/---

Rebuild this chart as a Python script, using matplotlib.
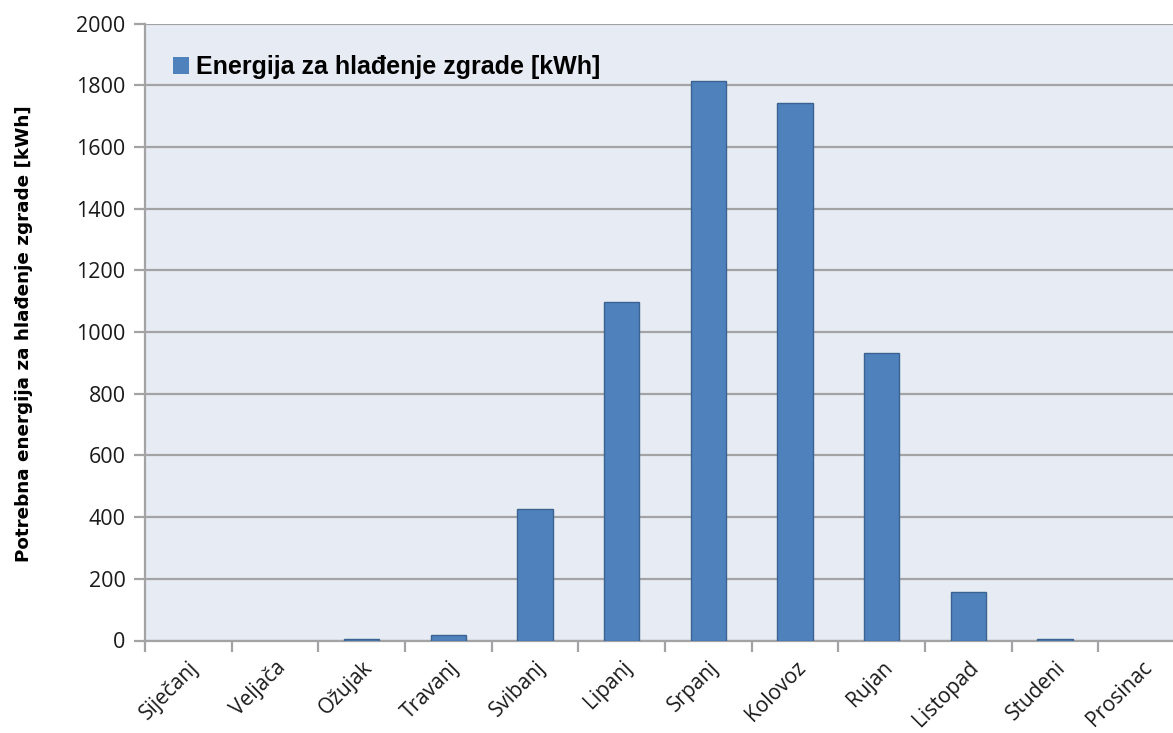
import numpy as np
import matplotlib.pyplot as plt
from matplotlib.ticker import FixedLocator

# Mjesečna potrebna energija za hlađenje zgrade
mjeseci = ["Siječanj", "Veljača", "Ožujak", "Travanj", "Svibanj", "Lipanj",
           "Srpanj", "Kolovoz", "Rujan", "Listopad", "Studeni", "Prosinac"]
energija = [0, 0, 5, 18, 425, 1097, 1813, 1741, 932, 158, 4, 0]

y_ticks = list(range(0, 2001, 200))

fig = plt.figure(figsize=(11.73, 7.33), dpi=100)
ax = fig.add_axes([145 / 1173, 92.5 / 733, 1040 / 1173, 617 / 733])
ax.set_facecolor("#E7EBF3")

x = np.arange(len(mjeseci))
rubovi = ["#3A6391" if e > 0 else "none" for e in energija]
ax.bar(x, energija, width=0.41, color="#4F81BD", edgecolor=rubovi,
       linewidth=1.0, zorder=3, label="Energija za hlađenje zgrade [kWh]")

ax.set_xlim(-0.5, len(mjeseci) - 0.5)
ax.set_ylim(0, 2000)
ax.set_yticks(y_ticks)
ax.grid(axis="y", color="#A3A3A6", linewidth=1.6, zorder=1)

for side in ["top", "right"]:
    ax.spines[side].set_visible(False)
for side in ["left", "bottom"]:
    ax.spines[side].set_color("#A3A3A6")
    ax.spines[side].set_linewidth(1.6)

# crtice na granicama kategorija, nazivi mjeseci u sredini
ax.xaxis.set_minor_locator(FixedLocator(np.arange(-0.5, len(mjeseci), 1.0)))
ax.tick_params(axis="x", which="minor", length=8, width=1.6, color="#A3A3A6")
ax.tick_params(axis="x", which="major", length=0, pad=12)
ax.set_xticks(x)
ax.set_xticklabels(mjeseci, rotation=45, ha="right", va="top",
                   rotation_mode="anchor", fontsize=15, family="Open Sans",
                   color="#1a1a1a")

ax.tick_params(axis="y", length=8, width=1.6, color="#A3A3A6", pad=6)
for lbl in ax.get_yticklabels():
    lbl.set_fontsize(15.5)
    lbl.set_family("Open Sans")
    lbl.set_color("#1a1a1a")

ax.set_ylabel("Potrebna energija za hlađenje zgrade [kWh]", fontsize=13.2,
              fontweight="bold", family="DejaVu Sans")
ax.yaxis.set_label_coords(-0.108, 0.497)

leg = ax.legend(loc="upper left", bbox_to_anchor=(0.005, 0.985), frameon=False,
                prop={"family": "Liberation Sans", "weight": "bold", "size": 18},
                handlelength=0.65, handleheight=0.65, handletextpad=0.3)

fig.savefig("out.png", dpi=100)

\---

Write out each line again precisely as it appears, skipping every picture.

Rebuild this chart as a Python script, using matplotlib.
import numpy as np
import matplotlib.pyplot as plt
from matplotlib.ticker import FixedLocator

# Mjesečna potrebna energija za hlađenje zgrade
mjeseci = ["Siječanj", "Veljača", "Ožujak", "Travanj", "Svibanj", "Lipanj",
           "Srpanj", "Kolovoz", "Rujan", "Listopad", "Studeni", "Prosinac"]
energija = [0, 0, 5, 18, 425, 1097, 1813, 1741, 932, 158, 4, 0]

y_ticks = list(range(0, 2001, 200))

fig = plt.figure(figsize=(11.73, 7.33), dpi=100)
ax = fig.add_axes([145 / 1173, 92.5 / 733, 1040 / 1173, 617 / 733])
ax.set_facecolor("#E7EBF3")

x = np.arange(len(mjeseci))
rubovi = ["#3A6391" if e > 0 else "none" for e in energija]
ax.bar(x, energija, width=0.41, color="#4F81BD", edgecolor=rubovi,
       linewidth=1.0, zorder=3, label="Energija za hlađenje zgrade [kWh]")

ax.set_xlim(-0.5, len(mjeseci) - 0.5)
ax.set_ylim(0, 2000)
ax.set_yticks(y_ticks)
ax.grid(axis="y", color="#A3A3A6", linewidth=1.6, zorder=1)

for side in ["top", "right"]:
    ax.spines[side].set_visible(False)
for side in ["left", "bottom"]:
    ax.spines[side].set_color("#A3A3A6")
    ax.spines[side].set_linewidth(1.6)

# crtice na granicama kategorija, nazivi mjeseci u sredini
ax.xaxis.set_minor_locator(FixedLocator(np.arange(-0.5, len(mjeseci), 1.0)))
ax.tick_params(axis="x", which="minor", length=8, width=1.6, color="#A3A3A6")
ax.tick_params(axis="x", which="major", length=0, pad=12)
ax.set_xticks(x)
ax.set_xticklabels(mjeseci, rotation=45, ha="right", va="top",
                   rotation_mode="anchor", fontsize=15, family="Open Sans",
                   color="#1a1a1a")

ax.tick_params(axis="y", length=8, width=1.6, color="#A3A3A6", pad=6)
for lbl in ax.get_yticklabels():
    lbl.set_fontsize(15.5)
    lbl.set_family("Open Sans")
    lbl.set_color("#1a1a1a")

ax.set_ylabel("Potrebna energija za hlađenje zgrade [kWh]", fontsize=13.2,
              fontweight="bold", family="DejaVu Sans")
ax.yaxis.set_label_coords(-0.108, 0.497)

leg = ax.legend(loc="upper left", bbox_to_anchor=(0.005, 0.985), frameon=False,
                prop={"family": "Liberation Sans", "weight": "bold", "size": 18},
                handlelength=0.65, handleheight=0.65, handletextpad=0.3)

fig.savefig("out.png", dpi=100)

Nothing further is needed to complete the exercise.